|
I've made available the scripts I used to train an HTK recognizer using the CMU pronunciation dictionary, Wall Street Journal WSJ0 corpus and optionally the TIMIT and WSJ1 corpora. You'll also need the sph2pipe utility to decompress the WSJ audio files. The training regimen is mostly based on the tutorial presented in the HTKBook. You'll need a unix system with Perl installed. I only tested this on my own system, so I doubt this recipe is completely baked. But hopefully it will provide a good starting point. Let me know if you find ways to improve it. A variety of acoustic models trained using this recipe are available for download.
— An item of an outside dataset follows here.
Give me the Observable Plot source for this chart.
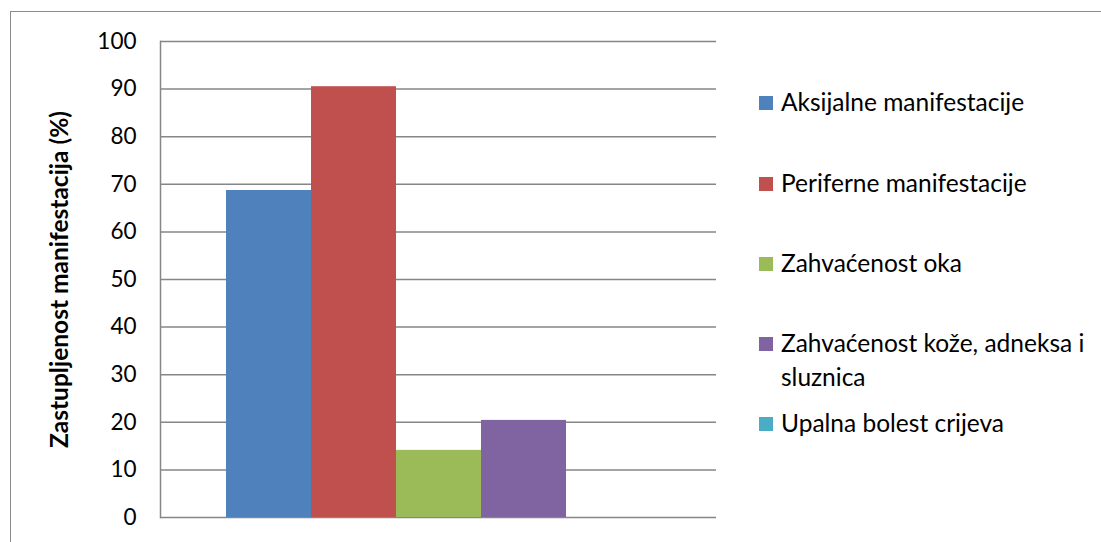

There is also a similar CMU Sphinx recipe available. You can read about all the gory details here. You should be able to get a system that performs similar to the gender independent SI-84 systems described in the paper by Woodland et al: Large Vocabulary Continuous Speech Recognition Using HTK. To evaluate the system, I used the WSJ 5K non-verbalized 5k closed vocabulary set and the WSJ standard 5K non-verbalized closed bigram language model. On the Novemeber 1992 ARPA WSJ evaluation (330 sentences from 8 speakers), I got a word internal system with a word error rate of 7.85% and a cross word system with a word error rate of 6.91%. Results on other test sets are given below. The scripts and configuration files in the recipe are released under a new BSD license. This excludes the decision tree phonetic questions (tree_ques.hed) and the test set index files (si_dt_05_odd.ndx, si_dt_s2.ndx, si_dt_s6.ndx) which I did not write.
|